Director of media center suddenly fired
Michael Williams worked with Greg Little, director of media center, for 15 years. On Wednesday, Sept. 15, he learned Little had been abruptly dismissed from his possition.
“All that we know at the time is that Greg doesn’t work here anymore,” said Williams, Media Center operations instructional support specialist. “Nothing has really been disclosed. Nothing has even been said. That’s even with him. There really hasn’t been any explanation given.”
Little’s supervisor Terri Lucas, director of IT Desktop Technical Services, made no comment. The School of Communications staff is unable to comment on the specifics of the dismissal, but according to Media Center Operations Assistant Director Louis Lindsay, Little was informed of his dismissal during a meeting with the Vice President of Information Technology Lawrence Haffner.
“Everyone likes to think they’re indispensible,” Haffner said. “But I don’t think it should affect the media center dramatically in any way. Life will go on,” Haffner said.

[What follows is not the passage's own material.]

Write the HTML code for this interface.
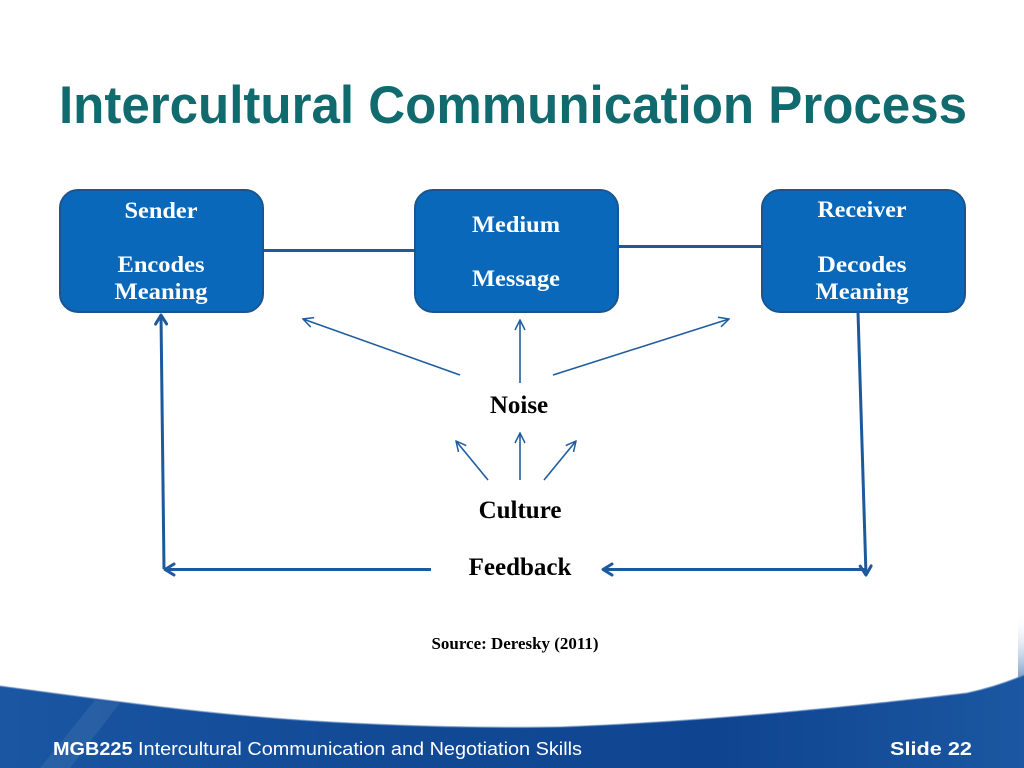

According to Williams, given Little’s hard work and his contributions to the School of Communications, his dismissal came as a shock to his co-workers. Jeremy Clements, senior broadcast journalism major and general manager of The Galaxy, said the university couldn’t afford to lose an employee like Little.
“He was one of the most supportive people on campus of students and student media,” Clements said.
During the 13 years Little worked in the Media Center, he was charged with getting much of the equipment in the facilities, including the SSL board used by audio students. Williams said that a lot of facilities don’t have an SSL board. He compared it to having a Rolls Royce, saying that it’s something that a lot of schools would love to have, but either can’t afford or can’t get.
“He was always one who was willing and ready to listen,” Williams said. “I haven’t seen many managers as fair as he was, who could meet everyone on their level and communicate with them, but still be firm enough to get the job done. He always met everyone with respect, no matter what level they were on.”
Over the past few years, various departments within the School of Communications have been merging. The Desktop User Services, Help Desk, and Media Center have all been moved under User Services, for example.
“There’s been a slow merge to where we’re going to be up under User Services, and at some point, probably merge completely to where you’ll see that the media center will probably disappear, is my thought,” Lindsay said. “That’s the direction that choose to go with this department. I’m quite sure the thought is that it’s more efficient. You don’t have to have as many staff and as many work study students, so everything is more efficient.”
Williams thinks this department merger has resulted in a lot of miscommunication and confusion, which has had a negative effect on the department, and possibly on Little.
“I believe he often felt uneasy about his employment — at least over the last three to four years,” Williams said. “He would often be very cautious about how he carried himself and how he said things. Not that he was careless at any time before, but he became a little more careful than I had known him to be in previous years. I think he was a lot more unsure of what his supervisors required of him. So he was cautious at that point, because he didn’t want to not do [sic] what was required of him.”